With more casks, has also come more bottling work. It isn’t a requirement for customers to use us of their bottling, but we do try to make it easier by offering bottling services. Bottling is a partly seasonal task, with most people wanting their whisky around Christmas time and this leading to a backlog usually from October. Despite investing in expensive bottling equipment, every time I think that we are going to catch up, something happens and we end up with more bottlings. Different customers have different requirements, so the issue of scheduling it something that we still struggle with to this day. “How long will it take?” is the most common question received in our office, and it is a difficult one to answer. We have period of bottling 10 casks a day where we feel like we are the most efficient team on the planet, but then a couple of weeks later thousands and thousand of labels will come through the door from the various customers. These labels are often not on a roll and need to be hand applied, or the bottles are tapered so the labels can’t be applied by a machine. Suddenly a week has passed when you are mostly labelling and only bottling 2-3 casks per day. The variability in labelling is the single biggest problem that we have. Bottling a cask can be done in 25 minutes with a three person team, but labelling can take an hour and a half.

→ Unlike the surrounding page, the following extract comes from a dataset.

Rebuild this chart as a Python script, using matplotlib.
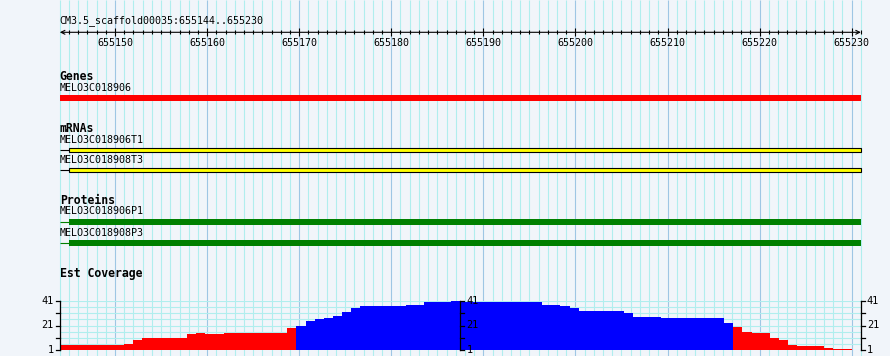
import matplotlib
matplotlib.use("Agg")
import matplotlib.pyplot as plt
import numpy as np

# region shown
ref_name = "CM3.5_scaffold00035"
region_start = 655144
region_end = 655230
ruler_ticks = [655150, 655160, 655170, 655180, 655190, 655200, 655210, 655220, 655230]

# features (start, end)
gene_names = ["MELO3C018906"]
gene_spans = [(655144, 655231)]
mrna_names = ["MELO3C018906T1", "MELO3C018908T3"]
mrna_exons = [(655145, 655231), (655145, 655231)]
protein_names = ["MELO3C018906P1", "MELO3C018908P3"]
protein_cds = [(655145, 655231), (655145, 655231)]

# est coverage, one value per bin
coverage = [5, 5, 5, 5, 5, 5, 5, 6, 9, 11, 11, 11, 11, 11, 14, 15, 14, 14,
            15, 15, 15, 15, 15, 15, 15, 19,
            21, 25, 26, 27, 29, 32, 35, 37, 37, 37, 37, 37, 38, 38, 40, 40, 40,
            41, 40, 40, 40, 40, 40, 40, 40, 40, 40, 38, 38, 37, 35, 33, 33, 33,
            33, 33, 31, 28, 28, 28, 27, 27, 27, 27, 27, 27, 27, 23,
            20, 16, 15, 15, 11, 9, 5, 4, 4, 4, 3, 2, 2]
cov_ticks = [1, 21, 41]
cov_minor = [11, 31]
cov_threshold = 20

W, H = 890, 356
px_per_bp = 9.208
x0_px = 59.8

bg = "#f1f5fa"
grid_minor = "#b0eeee"
grid_major = "#9ec6e4"
mono = "DejaVu Sans Mono"

fig = plt.figure(figsize=(W / 100, H / 100), dpi=100)
fig.patch.set_facecolor(bg)
ax = fig.add_axes([0, 0, 1, 1])
ax.set_facecolor(bg)
ax.set_xlim(region_start - x0_px / px_per_bp, region_start + (W - x0_px) / px_per_bp)
ax.set_ylim(H, 0)
ax.axis("off")

# grid
bases = np.arange(region_start, region_end + 2)
minor = [b for b in bases if b % 10 != 0]
major = [b for b in bases if b % 10 == 0]
ax.vlines(minor, 0, H, color=grid_minor, lw=0.8, zorder=0)
ax.vlines(major, 0, H, color=grid_major, lw=0.8, zorder=0)

# ruler
ax.text(region_start, 21, f"{ref_name}:{region_start}..{region_end}",
        family=mono, fontsize=7.2, va="center", ha="left")
ax.annotate("", xy=(region_start, 32.3), xytext=(region_end + 1, 32.3),
            arrowprops=dict(arrowstyle="<->", lw=0.8, color="black",
                            shrinkA=0, shrinkB=0, mutation_scale=7))
ax.vlines(minor[1:], 30.3, 34.3, color="black", lw=0.8)
ax.vlines(major, 27.5, 36, color="black", lw=0.8)
for t in ruler_ticks:
    ax.text(t, 43.5, str(t), family=mono, fontsize=7.2, ha="center", va="center")


def track_label(y, text):
    ax.text(region_start, y, text, family=mono, fontsize=8.3,
            fontweight="bold", ha="left", va="center")


def name_label(y, text):
    ax.text(region_start, y, text, family=mono, fontsize=7.2, ha="left", va="center")


# genes
track_label(76, "Genes")
for (s, e), name in zip(gene_spans, gene_names):
    name_label(88, name)
    ax.barh(98, e - s, left=s, height=6, color="#ff0000", lw=0)

# mRNAs
track_label(128, "mRNAs")
for i, ((s, e), name) in enumerate(zip(mrna_exons, mrna_names)):
    y = 149.5 + 20 * i
    name_label(140 + 20 * i, name)
    ax.hlines(y, region_start, s, color="black", lw=0.8)
    ax.barh(y, e - s, left=s, height=4, color="#ffff00", edgecolor="black", lw=0.8)

# proteins
track_label(200, "Proteins")
for i, ((s, e), name) in enumerate(zip(protein_cds, protein_names)):
    y = 222 + 21 * i
    name_label(211.5 + 21.5 * i, name)
    ax.hlines(y, region_start, s, color="#008000", lw=0.8)
    ax.barh(y, e - s, left=s, height=6, color="#008000", lw=0)

# est coverage
track_label(274, "Est Coverage")
cov_left = x0_px / W
cov_right = x0_px + (region_end + 1 - region_start) * px_per_bp
cov = fig.add_axes([cov_left, (H - 350) / H, (cov_right - x0_px) / W, 49 / H])
cov.patch.set_visible(False)
cov.set_xlim(region_start, region_end + 1)
cov.set_ylim(1, 41)
cov.axis("off")

for v in range(1, 42, 5):
    cov.axhline(v, color=grid_minor, lw=0.8, zorder=0)

vals = np.array(coverage)
edges = np.linspace(region_start, region_end, len(vals) + 1)
colors = ["#0000ff" if v > cov_threshold else "#ff0000" for v in vals]
cov.bar(edges[:-1], vals - 1, width=np.diff(edges), bottom=1, align="edge",
        color=colors, lw=0, zorder=2)

tick_len = 4 / px_per_bp
mid = (region_start + region_end + 1) / 2
axis_spots = [(region_start, -1), (mid, 1), (region_end + 1, 1)]
for xa, side in axis_spots:
    cov.plot([xa, xa], [1, 41], color="black", lw=0.9, clip_on=False, zorder=3)
    for t in cov_ticks + cov_minor:
        cov.plot([xa, xa + side * tick_len], [t, t], color="black", lw=0.9,
                 clip_on=False, zorder=3)
    for t in cov_ticks:
        cov.text(xa + side * 1.5 * tick_len, t, str(t), family=mono, fontsize=7.4,
                 ha="left" if side > 0 else "right", va="center", zorder=3)

fig.savefig("out.png", dpi=100, facecolor=bg)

Filtered (not chill filtered) whisky ready to go through the bottling machine
Believe it or not this is the same whisky that the photograph in the tank above shows.
Labelling is easy if labels are supplied on a roll, but not if the bottles are square or tapered!

Another problem with more casks, is proportionally more leaky casks. Lots of our customers have grown alongside us, so they have a larger stock and also therefore experience a larger number of leaks. We have a good system of storage where we can access nearly every cask for sampling, but it doesn’t really make it any easier to spot slow leaks. Imagine a 1ml drip every minute from a cask end – thats 525 litres in a year, in otherwords your cask could be empty for the sake of 1ml every minute. To further complicate matters, casks are an ever changing thing, expanding and contracting as the temperature fluctuates. We estimate that the temperature of the whisky in our casks fluctuates from 2 degrees C to 14 degrees C throughout the year, with higher fluctuations in those casks that are out of the warehouse for work to be done. This fluctuation in temperature can mean that a cask which is perfect in every way today, can be leaking next week. You bring it out and fix it, only for one next to it to spring a leak next week. All of this assumes that you actually notice the leak. We have concrete floors, so usually can see pools of liquid if they form in a walkway, but we can’t if they form at the back of the casks (they sit back to back with an aisle on the outsides). The casks are stored 8 high, so a 1ml drip per minute might not even make it to the ground, but can soak into the wood of various casks below.

Then you have the worst types of leaks – the instantaneous, unpredictable, “explosive” type of leak. Some types of wood and in my experience most commonly Spanish oak sherry casks, can rupture completely unexpectedly, emptying the cask in a matter of minutes. If this happens at night or at the weekend, or simply when you’re not nearby, what chance is there to save the liquid? I think that this happens due to over tightening of the hoops on the curved sherry wood, putting a lot of strain on the curved cask staves. As they dry out in the warehouse they pop. If you’re lucky, it will be the top of the cask -if not, it won’t.

Popped Stave on a sherry butt. Cask is now being stored upside down.

Ten years ago when we were selling casks of 10 year old Caol Ila for £2200, leakages weren’t such a major issue (20 litres lost at 50% might cost you £220). Now just a few litres of losses can take you into the high hundreds of pounds or even thousands of pounds of losses.

Dry stock, bottles and boxes
Finished product strapped and waiting for a collection date
Empty casks and bottled stock ready to ship
It’s not a bad view while you’re bottling!

Since 2010 when I started with just myself, the company has now grown to 24 of us. With the help of a keen and happy staff, I want to try to continue to grow, providing customers with good value whisky and a friendly approachable service.